Books
Dear Reader: a letter from Vanessa Ronan
Dear Reader,
In Texas, driving long distances is just part of life. When I was little, I loved gazing out the rolled-down window towards the horizon as, blown at speed, the humid air cooled my face. I daydreamed imagined lives for each small town we passed. My grandparents lived just north of Dallas, and we visited them several times a year. It was a long journey from where we lived in Houston — a good six hours in the car. There were places we’d look out for, landmarks along our way that made the drive pass faster. One of these was the Huntsville State Penitentiary, and it was on these family road trips that, thinking back, I realise my fascination with prisons first began.
Visible from the highway, the penitentiary both frightened and intrigued my young self. Tall electric fences surrounded high brick walls. Guards with machine guns watched from high towers. In courtyards made small by distance, men the size of ants roamed the yard. What had they done to be locked in there?
Along I-45 big yellow signs read, “Do Not Pick Up Hitchhikers.” Once I asked Dad, “Why?” I remember well how hard and long he laughed. It became a sort of running joke after that every time we passed those signs even though we never saw a hitchhiker on that stretch of highway.

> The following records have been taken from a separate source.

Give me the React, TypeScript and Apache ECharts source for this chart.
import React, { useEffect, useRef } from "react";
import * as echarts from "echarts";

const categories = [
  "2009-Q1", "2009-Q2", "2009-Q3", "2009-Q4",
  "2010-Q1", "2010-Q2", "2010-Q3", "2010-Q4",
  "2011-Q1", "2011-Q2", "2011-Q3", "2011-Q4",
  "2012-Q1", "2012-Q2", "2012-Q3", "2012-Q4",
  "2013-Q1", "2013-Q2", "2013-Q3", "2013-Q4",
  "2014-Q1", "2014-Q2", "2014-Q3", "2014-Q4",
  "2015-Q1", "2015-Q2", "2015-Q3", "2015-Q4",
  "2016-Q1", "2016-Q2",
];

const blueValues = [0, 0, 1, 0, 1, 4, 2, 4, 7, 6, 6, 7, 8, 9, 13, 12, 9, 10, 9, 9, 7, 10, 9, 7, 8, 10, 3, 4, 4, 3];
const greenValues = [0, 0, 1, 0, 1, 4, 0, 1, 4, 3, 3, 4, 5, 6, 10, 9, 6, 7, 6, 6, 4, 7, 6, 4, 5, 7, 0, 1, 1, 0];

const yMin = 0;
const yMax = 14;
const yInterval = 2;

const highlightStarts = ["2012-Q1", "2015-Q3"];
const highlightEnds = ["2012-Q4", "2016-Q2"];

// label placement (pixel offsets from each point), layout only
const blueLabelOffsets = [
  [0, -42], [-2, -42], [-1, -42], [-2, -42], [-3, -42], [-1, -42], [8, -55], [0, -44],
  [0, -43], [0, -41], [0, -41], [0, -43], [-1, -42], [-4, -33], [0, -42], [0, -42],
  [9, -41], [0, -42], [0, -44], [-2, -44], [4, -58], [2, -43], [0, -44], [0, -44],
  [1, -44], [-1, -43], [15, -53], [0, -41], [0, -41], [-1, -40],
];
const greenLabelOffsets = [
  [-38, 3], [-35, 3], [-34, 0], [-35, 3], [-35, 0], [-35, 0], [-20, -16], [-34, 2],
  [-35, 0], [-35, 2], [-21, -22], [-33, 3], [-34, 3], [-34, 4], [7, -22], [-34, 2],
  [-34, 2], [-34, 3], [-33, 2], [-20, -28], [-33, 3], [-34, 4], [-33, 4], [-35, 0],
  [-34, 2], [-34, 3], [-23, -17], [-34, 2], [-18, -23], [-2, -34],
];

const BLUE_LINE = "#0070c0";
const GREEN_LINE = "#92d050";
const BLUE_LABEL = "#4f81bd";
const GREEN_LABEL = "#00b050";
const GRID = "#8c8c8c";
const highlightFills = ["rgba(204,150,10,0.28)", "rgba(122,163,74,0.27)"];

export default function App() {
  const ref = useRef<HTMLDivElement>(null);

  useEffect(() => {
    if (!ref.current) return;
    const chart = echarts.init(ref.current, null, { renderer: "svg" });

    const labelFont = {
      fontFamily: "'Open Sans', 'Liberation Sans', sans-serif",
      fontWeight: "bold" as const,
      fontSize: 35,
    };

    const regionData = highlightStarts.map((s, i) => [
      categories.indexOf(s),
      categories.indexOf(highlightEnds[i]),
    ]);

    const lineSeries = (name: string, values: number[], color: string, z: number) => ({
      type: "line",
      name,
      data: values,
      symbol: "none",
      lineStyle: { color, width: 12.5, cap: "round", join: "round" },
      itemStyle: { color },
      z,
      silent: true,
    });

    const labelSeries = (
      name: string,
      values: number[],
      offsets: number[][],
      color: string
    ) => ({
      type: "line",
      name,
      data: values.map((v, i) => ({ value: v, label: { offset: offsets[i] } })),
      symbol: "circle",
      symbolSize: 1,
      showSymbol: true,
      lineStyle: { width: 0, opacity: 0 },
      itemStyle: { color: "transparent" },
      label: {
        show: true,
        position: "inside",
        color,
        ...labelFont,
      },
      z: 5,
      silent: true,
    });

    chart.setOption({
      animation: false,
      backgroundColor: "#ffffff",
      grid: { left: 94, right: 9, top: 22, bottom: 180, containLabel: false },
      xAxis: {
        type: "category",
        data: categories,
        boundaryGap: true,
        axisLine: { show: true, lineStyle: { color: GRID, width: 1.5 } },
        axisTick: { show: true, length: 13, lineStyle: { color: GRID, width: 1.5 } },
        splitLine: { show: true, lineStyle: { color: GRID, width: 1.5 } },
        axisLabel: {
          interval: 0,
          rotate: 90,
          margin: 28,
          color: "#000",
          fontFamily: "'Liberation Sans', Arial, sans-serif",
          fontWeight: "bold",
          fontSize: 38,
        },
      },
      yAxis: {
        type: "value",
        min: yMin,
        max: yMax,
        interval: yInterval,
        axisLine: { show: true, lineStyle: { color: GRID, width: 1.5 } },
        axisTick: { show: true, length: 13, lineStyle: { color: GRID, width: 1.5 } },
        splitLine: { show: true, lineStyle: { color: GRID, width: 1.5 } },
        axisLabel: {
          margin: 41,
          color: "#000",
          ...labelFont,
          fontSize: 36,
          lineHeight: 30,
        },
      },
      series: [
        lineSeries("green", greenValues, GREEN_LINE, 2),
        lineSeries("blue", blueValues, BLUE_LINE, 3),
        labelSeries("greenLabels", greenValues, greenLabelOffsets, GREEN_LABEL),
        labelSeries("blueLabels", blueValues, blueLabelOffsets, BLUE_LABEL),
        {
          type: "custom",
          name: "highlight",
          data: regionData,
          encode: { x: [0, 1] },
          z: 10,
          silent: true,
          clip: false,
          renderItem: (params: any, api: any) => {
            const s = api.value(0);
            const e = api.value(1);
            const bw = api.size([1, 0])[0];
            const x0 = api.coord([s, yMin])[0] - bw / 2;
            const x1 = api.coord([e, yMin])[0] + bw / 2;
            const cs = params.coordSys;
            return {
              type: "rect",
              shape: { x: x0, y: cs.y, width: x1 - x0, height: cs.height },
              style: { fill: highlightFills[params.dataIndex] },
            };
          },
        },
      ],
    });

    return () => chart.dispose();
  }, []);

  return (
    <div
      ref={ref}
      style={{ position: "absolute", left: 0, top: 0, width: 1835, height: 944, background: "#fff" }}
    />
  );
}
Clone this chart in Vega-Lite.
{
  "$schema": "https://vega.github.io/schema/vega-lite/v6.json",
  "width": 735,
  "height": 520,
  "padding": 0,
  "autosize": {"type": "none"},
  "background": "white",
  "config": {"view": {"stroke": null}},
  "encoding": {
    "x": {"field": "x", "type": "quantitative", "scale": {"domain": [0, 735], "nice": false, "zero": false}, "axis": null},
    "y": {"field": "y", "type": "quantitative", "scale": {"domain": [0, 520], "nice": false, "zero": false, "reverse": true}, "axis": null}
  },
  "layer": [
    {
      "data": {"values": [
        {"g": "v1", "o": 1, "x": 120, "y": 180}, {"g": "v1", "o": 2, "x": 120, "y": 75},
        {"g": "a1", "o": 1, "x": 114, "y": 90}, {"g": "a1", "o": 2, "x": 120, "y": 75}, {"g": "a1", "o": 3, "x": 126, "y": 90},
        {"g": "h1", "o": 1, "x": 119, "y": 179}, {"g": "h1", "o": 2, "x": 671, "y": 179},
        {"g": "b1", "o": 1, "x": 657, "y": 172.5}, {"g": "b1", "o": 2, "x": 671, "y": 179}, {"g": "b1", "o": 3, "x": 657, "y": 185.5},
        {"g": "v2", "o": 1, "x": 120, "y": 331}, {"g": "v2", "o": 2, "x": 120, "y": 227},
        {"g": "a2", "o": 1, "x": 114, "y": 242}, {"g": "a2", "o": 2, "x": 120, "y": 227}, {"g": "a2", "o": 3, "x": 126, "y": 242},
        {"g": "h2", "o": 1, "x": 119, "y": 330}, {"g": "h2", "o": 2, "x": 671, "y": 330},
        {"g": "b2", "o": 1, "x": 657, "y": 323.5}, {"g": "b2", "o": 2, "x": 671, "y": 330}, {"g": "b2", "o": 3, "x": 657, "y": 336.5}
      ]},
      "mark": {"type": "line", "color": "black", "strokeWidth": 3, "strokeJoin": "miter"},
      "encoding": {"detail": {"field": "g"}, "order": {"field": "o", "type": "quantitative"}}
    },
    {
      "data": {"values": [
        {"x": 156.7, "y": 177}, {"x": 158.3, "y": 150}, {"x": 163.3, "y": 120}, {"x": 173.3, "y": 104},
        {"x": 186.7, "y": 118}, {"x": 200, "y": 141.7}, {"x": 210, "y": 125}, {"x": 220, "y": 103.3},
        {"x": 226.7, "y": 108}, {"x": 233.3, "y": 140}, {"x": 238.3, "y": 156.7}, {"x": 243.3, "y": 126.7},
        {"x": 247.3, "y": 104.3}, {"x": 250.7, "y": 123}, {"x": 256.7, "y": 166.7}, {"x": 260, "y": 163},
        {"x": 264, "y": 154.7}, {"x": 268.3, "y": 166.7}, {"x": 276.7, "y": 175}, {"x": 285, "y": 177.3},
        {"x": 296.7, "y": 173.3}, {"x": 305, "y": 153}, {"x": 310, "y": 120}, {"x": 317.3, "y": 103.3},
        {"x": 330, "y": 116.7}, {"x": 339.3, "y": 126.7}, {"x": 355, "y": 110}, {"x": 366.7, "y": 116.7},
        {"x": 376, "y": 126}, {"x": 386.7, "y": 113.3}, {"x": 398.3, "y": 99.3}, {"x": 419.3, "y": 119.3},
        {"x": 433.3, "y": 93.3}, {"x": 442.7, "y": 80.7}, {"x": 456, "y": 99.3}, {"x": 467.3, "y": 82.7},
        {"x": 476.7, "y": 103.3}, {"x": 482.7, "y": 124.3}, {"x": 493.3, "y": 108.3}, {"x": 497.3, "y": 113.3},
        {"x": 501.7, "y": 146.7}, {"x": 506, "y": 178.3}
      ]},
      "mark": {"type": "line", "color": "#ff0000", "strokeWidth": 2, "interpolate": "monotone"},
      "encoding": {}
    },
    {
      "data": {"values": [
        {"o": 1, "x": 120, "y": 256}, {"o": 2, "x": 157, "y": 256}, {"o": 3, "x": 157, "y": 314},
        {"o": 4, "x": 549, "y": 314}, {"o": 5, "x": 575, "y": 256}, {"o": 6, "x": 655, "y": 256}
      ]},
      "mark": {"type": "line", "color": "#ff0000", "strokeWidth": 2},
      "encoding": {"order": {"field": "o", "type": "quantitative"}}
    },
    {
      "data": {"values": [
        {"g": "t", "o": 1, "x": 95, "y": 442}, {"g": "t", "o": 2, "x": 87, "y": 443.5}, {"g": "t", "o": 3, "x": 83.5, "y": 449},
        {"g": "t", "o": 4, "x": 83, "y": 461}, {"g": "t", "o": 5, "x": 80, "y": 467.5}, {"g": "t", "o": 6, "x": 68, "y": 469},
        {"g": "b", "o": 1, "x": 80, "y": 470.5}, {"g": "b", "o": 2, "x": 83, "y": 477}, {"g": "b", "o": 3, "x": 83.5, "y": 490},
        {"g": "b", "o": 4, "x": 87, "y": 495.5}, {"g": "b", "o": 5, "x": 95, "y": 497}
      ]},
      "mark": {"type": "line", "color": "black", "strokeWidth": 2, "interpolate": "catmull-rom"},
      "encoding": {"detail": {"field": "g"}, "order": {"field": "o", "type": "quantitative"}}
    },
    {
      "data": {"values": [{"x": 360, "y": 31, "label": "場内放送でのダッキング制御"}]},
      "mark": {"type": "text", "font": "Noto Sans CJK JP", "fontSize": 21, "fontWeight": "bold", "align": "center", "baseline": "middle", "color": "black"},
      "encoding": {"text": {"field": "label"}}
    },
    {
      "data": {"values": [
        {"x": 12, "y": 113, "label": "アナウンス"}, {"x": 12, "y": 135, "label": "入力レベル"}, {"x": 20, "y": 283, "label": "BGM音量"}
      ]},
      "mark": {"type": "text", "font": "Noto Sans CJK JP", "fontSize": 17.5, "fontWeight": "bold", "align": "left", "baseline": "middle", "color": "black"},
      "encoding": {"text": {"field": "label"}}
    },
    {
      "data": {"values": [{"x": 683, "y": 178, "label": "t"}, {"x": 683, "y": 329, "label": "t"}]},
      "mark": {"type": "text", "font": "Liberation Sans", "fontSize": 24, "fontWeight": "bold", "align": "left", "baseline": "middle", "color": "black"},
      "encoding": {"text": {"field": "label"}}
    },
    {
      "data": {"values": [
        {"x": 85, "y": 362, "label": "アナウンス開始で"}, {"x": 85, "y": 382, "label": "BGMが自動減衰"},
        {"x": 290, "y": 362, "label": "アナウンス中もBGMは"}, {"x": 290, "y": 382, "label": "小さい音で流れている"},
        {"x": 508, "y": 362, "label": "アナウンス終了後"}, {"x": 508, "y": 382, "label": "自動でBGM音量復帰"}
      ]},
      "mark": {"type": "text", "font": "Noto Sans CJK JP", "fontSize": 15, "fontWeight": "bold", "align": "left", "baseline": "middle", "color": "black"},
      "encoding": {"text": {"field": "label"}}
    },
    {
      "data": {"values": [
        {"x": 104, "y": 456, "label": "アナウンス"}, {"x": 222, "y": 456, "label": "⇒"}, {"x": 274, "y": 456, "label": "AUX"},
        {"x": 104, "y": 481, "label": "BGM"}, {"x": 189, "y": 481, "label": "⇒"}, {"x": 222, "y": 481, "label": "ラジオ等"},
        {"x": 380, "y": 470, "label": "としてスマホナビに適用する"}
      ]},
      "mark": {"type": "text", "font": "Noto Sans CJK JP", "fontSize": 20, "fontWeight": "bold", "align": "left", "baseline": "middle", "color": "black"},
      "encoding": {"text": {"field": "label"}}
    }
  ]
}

Often we stopped in the Huntsville State Park, just a seventeen-minute drive from the prison. It was lovely — pine trees surrounded a small lake full of bright blue paddle boats. Our family picnicked there and my brother and I played. One trip north when my brother and I were still quite little, Dad stayed home. Mom stopped in the park like always. A rusted-out pickup pulled up while we were eating. It was dusk; no other families were around, no park ranger. Three men got out of the truck and watched us a while before they came closer. All three men looked well rough. What I remember best was the instant fear — we could feel our mother’s sudden alarm, even as she struggled to hide it. When the men edged even closer, Mom cut our picnic short suddenly and hurried us back to the car. All the while the men watched. I’m not sure what it was about them — their oddly matched clothes, their unwashed appearance — that made us think they might have escaped from prison, but the menace with which they stared at us still runs shivers down my spine.
From youth, Huntsville always seemed to me a mysterious kingdom of dark souls. It lurked in my subconscious for years: the home of monsters. It is only recently that I’ve realised those early memories and imaginings were the seeds of my first novel, The Last Days of Summer. Writing it, I became that little girl again, fascinated by the stark prison that met my eyes.